**What to do:**
Line by line, repeat the data below exactly, beginning at the first line and ending at the line with "(0,0) rectangle (1086,982);". Omit pictures.

(Records from a collection)

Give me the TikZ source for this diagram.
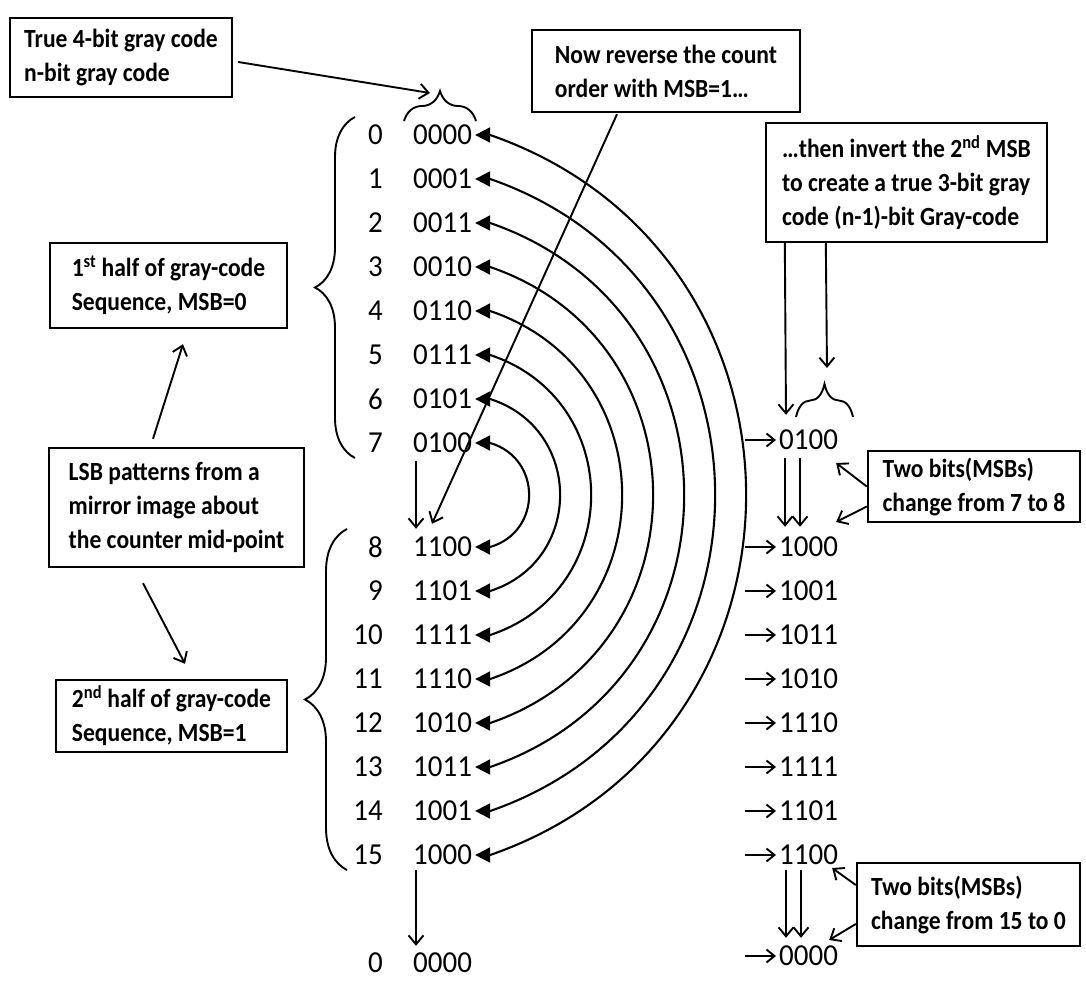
\documentclass[tikz,border=0pt]{standalone}
\usepackage{fontspec}
\setmainfont{Carlito}
\newfontfamily\boxfont{Carlito}[FakeStretch=0.9]
\newfontfamily\numfont{Carlito}[FakeStretch=0.95]
\usetikzlibrary{arrows.meta,decorations.pathreplacing,calc}
\begin{document}
\begin{tikzpicture}[x=1pt,y=-1pt,
  box/.style={draw, line width=2.4pt, align=left, inner xsep=10pt, inner ysep=0pt,
     font=\boxfont\fontsize{26.2}{34}\selectfont\bfseries},
  num/.style={inner sep=3pt, font=\numfont\fontsize{30.5}{35}\selectfont},
  openarr/.style={line width=1.9pt, -{Straight Barb[length=9pt,width=15pt]}},
  shortarr/.style={line width=1.9pt, -{Straight Barb[length=8pt,width=13pt]}},
  dbl/.style={line width=2.1pt, {Triangle[length=15pt,width=15pt]}-{Triangle[length=15pt,width=15pt]}},
  brc/.style={line width=1.9pt, decorate, decoration={brace, amplitude=#1pt}},
]
\useasboundingbox (0,0) rectangle (1086,982);

% boxes
\node[box, minimum width=222pt, minimum height=79pt] (A) at (121,57.5) {True 4-bit gray code\\n-bit gray code};
\node[box, minimum width=268pt, minimum height=82pt] (B) at (666,71) {Now reverse the count\\order with MSB=1…};
\node[box, minimum width=281pt, minimum height=119pt] (C) at (906.5,182.5) {…then invert the 2\textsuperscript{nd} MSB\\to create a true 3-bit gray\\code (n-1)-bit Gray-code};
\node[box, minimum width=237pt, minimum height=85pt] (F) at (168.5,285.5) {1\textsuperscript{st} half of gray-code\\Sequence, MSB=0};
\node[box, minimum width=255pt, minimum height=119pt] (G) at (176.5,507.5) {LSB patterns from a\\mirror image about\\the counter mid-point};
\node[box, minimum width=231pt, minimum height=72pt] (H) at (171.5,716) {2\textsuperscript{nd} half of gray-code\\Sequence, MSB=1};
\node[box, minimum width=212pt, minimum height=71pt] (Dx) at (974,486.5) {Two bits(MSBs)\\change from 7 to 8};
\node[box, minimum width=223pt, minimum height=83pt] (Ex) at (968.5,904.5) {Two bits(MSBs)\\change from 15 to 0};

% left column
\foreach \i/\c in {0/0000,1/0001,2/0011,3/0010,4/0110,5/0111,6/0101,7/0100}{
  \node[num, anchor=east] (N\i) at (386,{135+44*\i}) {\i};
  \node[num, anchor=west] (L\i) at (410,{135+44*\i}) {\c};
}
\foreach \i/\c in {8/1100,9/1101,10/1111,11/1110,12/1010,13/1011,14/1001,15/1000}{
  \node[num, anchor=east] (N\i) at (386,{547+44*(\i-8)}) {\i};
  \node[num, anchor=west] (L\i) at (410,{547+44*(\i-8)}) {\c};
}
\node[num, anchor=east] (N16) at (386,963) {0};
\node[num, anchor=west] (L16) at (410,963) {0000};

% right column
\node[num, anchor=west] (R7) at (776,440) {0100};
\foreach \i/\c in {8/1000,9/1001,10/1011,11/1010,12/1110,13/1111,14/1101,15/1100}{
  \node[num, anchor=west] (R\i) at (776,{547+44*(\i-8)}) {\c};
}
\node[num, anchor=west] (R16) at (776,956) {0000};

% arcs
\foreach \k/\lx/\ly in {0/341.3/118.6, 1/300/103.9, 2/258.7/89.1, 3/217.3/74.3, 4/176/59.5, 5/134.7/44.7, 6/93.3/29.9, 7/52/15.2}{
  \pgfmathtruncatemacro{\j}{15-\k}
  \draw[dbl] (L\k.east) -- ++(15,0) .. controls +(\lx,\ly) and +(\lx,-\ly) .. ($(L\j.east)+(15,0)$) -- (L\j.east);
}

% short arrows to right column
\foreach \i in {7,...,16}{
  \coordinate (s\i) at (745,0 |- R\i.west);
  \draw[shortarr] (s\i) -- (R\i.west);
}

% braces
\draw[brc=30] (404,121) -- (476,121);
\coordinate (bt) at (430,93);
\draw[brc=40] (355,458) -- (355,117);
\draw[brc=42] (347,870) -- (347,529);
\draw[brc=33] (796,417) -- (853,417);

% connectors
\draw[openarr] ($(A.east)+(5,4.5)$) -- (bt);
\draw[openarr] ($(B.south)+(-49,1)$) -- ($(L8.north west)+(22,-10)$);
\draw[openarr] ($(L7.south west)+(6,5)$) -- ($(L8.north west)+(6,-5)$);
\draw[openarr] ($(L15.south west)+(6,2)$) -- ($(L16.north west)+(6,-4)$);
\draw[openarr] ($(C.south west)+(20,0)$) -- ($(R7.north west)+(10,-12)$);
\draw[openarr] ($(C.south west)+(61,0)$) -- (827,368);
\draw[openarr] ($(R7.south west)+(9,5)$) -- ($(R8.north west)+(9,-7)$);
\draw[openarr] ($(R7.south west)+(24,5)$) -- ($(R8.north west)+(24,-7)$);
\draw[openarr] ($(R15.south west)+(10,2)$) -- ($(R16.north west)+(10,-5)$);
\draw[openarr] ($(R15.south west)+(25,2)$) -- ($(R16.north west)+(25,-5)$);
\draw[openarr] (Dx.west) -- ($(R7.east)+(-5,23)$);
\draw[openarr] ($(Dx.west)+(0,20)$) -- ($(R8.east)+(-5,-25)$);
\draw[openarr] ($(Ex.west)+(0,-19.5)$) -- ($(R15.east)+(-9,13)$);
\draw[openarr] ($(Ex.west)+(0,19.5)$) -- ($(R16.east)+(-12,-16)$);
\draw[openarr] ($(G.north)+(-23.5,-8)$) -- ($(F.south)+(14.5,15)$);
\draw[openarr] ($(G.south)+(-33.5,15)$) -- ($(H.north)+(13.5,-15)$);
\end{tikzpicture}
\end{document}
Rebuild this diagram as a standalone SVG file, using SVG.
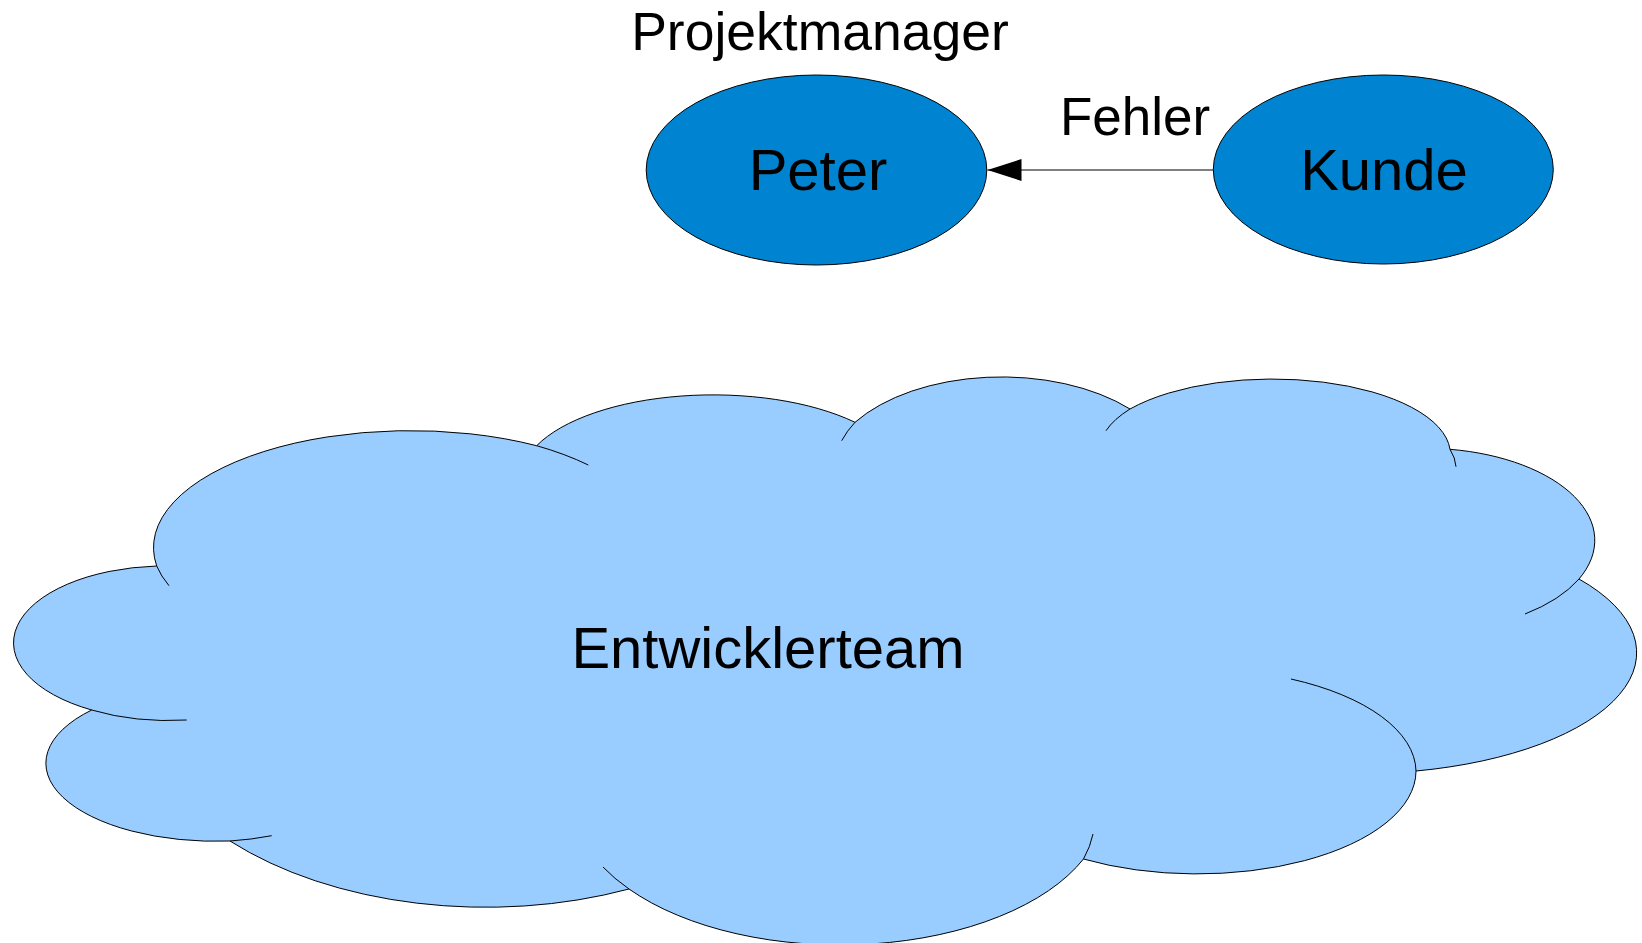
<svg xmlns="http://www.w3.org/2000/svg" width="1642" height="943" viewBox="0 0 1642 943">
  <defs>
    <style>
      .label { font-family: "Liberation Sans", Arial, sans-serif; fill: #000; text-anchor: middle; }
      .person { fill: #0084D1; stroke: #000; stroke-width: 1; }
      .cloud { fill: #99CCFF; stroke: #000; stroke-width: 1; }
      .tail { fill: none; stroke: #000; stroke-width: 1; }
      .edge { fill: none; stroke: #000; stroke-width: 1; }
    </style>
    <marker id="arrowhead" markerUnits="userSpaceOnUse" markerWidth="36" markerHeight="24" refX="34" refY="11" orient="auto">
      <path d="M0,0 L34,11 L0,22 Z" fill="#000"/>
    </marker>
  </defs>

  <rect width="1642" height="943" fill="#fff"/>

  <!-- Entwicklerteam cloud: outer outline built from elliptical lobes -->
  <g id="entwicklerteam">
    <path class="cloud" d="
      M 91.7 710
      A 153 77 0 0 1 156.7 566
      A 257 117 0 0 1 536.7 445.7
      A 192 84 0 0 1 855 422.3
      A 175 100 0 0 1 1130 409
      A 178 75 0 0 1 1450 449.3
      A 170 92 0 0 1 1579 579
      A 279 121 0 0 1 1416 771
      A 219 103 0 0 1 1083.5 859
      A 264.5 141 0 0 1 629 889
      A 351 210 0 0 1 230 841
      A 170 78 0 0 1 91.7 710 Z"/>
    <!-- short inner continuations of the lobes -->
    <path class="tail" d="M 91.7 710 A 153 77 0 0 0 186.7 720"/>
    <path class="tail" d="M 156.7 566 A 257 117 0 0 0 169 585.7"/>
    <path class="tail" d="M 536.7 445.7 A 257 117 0 0 1 588.3 465"/>
    <path class="tail" d="M 855 422.3 A 175 100 0 0 0 841.7 440.7"/>
    <path class="tail" d="M 1130 409 A 178 75 0 0 0 1106 430.7"/>
    <path class="tail" d="M 1450 449.3 A 178 75 0 0 1 1456 466.7"/>
    <path class="tail" d="M 1579 579 A 170 92 0 0 1 1525 614"/>
    <path class="tail" d="M 1416 771 A 219 103 0 0 0 1291 679"/>
    <path class="tail" d="M 1083.5 859 A 264.5 141 0 0 0 1093 834"/>
    <path class="tail" d="M 629 889 A 264.5 141 0 0 1 603 867"/>
    <path class="tail" d="M 230 841 A 170 78 0 0 0 271.7 835.7"/>
    <text class="label" x="768" y="668" font-size="58">Entwicklerteam</text>
  </g>

  <!-- Peter (Projektmanager) -->
  <g id="peter">
    <ellipse class="person" cx="816.5" cy="170" rx="170.3" ry="95"/>
    <text class="label" x="818" y="190" font-size="58">Peter</text>
    <text class="label" x="820" y="50" font-size="53.5">Projektmanager</text>
  </g>

  <!-- Kunde -->
  <g id="kunde">
    <ellipse class="person" cx="1383.3" cy="169.5" rx="170" ry="94.5"/>
    <text class="label" x="1384" y="190" font-size="58">Kunde</text>
  </g>

  <!-- connectors -->
  <g id="connectors">
    <line class="edge" x1="1213.3" y1="170" x2="987.5" y2="170" marker-end="url(#arrowhead)"/>
    <text class="label" x="1135" y="135" font-size="53">Fehler</text>
  </g>
</svg>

**Task solution:**
Give me the TikZ source for this diagram.
\documentclass[tikz,border=0pt]{standalone}
\usepackage{fontspec}
\setmainfont{Carlito}
\newfontfamily\boxfont{Carlito}[FakeStretch=0.9]
\newfontfamily\numfont{Carlito}[FakeStretch=0.95]
\usetikzlibrary{arrows.meta,decorations.pathreplacing,calc}
\begin{document}
\begin{tikzpicture}[x=1pt,y=-1pt,
  box/.style={draw, line width=2.4pt, align=left, inner xsep=10pt, inner ysep=0pt,
     font=\boxfont\fontsize{26.2}{34}\selectfont\bfseries},
  num/.style={inner sep=3pt, font=\numfont\fontsize{30.5}{35}\selectfont},
  openarr/.style={line width=1.9pt, -{Straight Barb[length=9pt,width=15pt]}},
  shortarr/.style={line width=1.9pt, -{Straight Barb[length=8pt,width=13pt]}},
  dbl/.style={line width=2.1pt, {Triangle[length=15pt,width=15pt]}-{Triangle[length=15pt,width=15pt]}},
  brc/.style={line width=1.9pt, decorate, decoration={brace, amplitude=#1pt}},
]
\useasboundingbox (0,0) rectangle (1086,982);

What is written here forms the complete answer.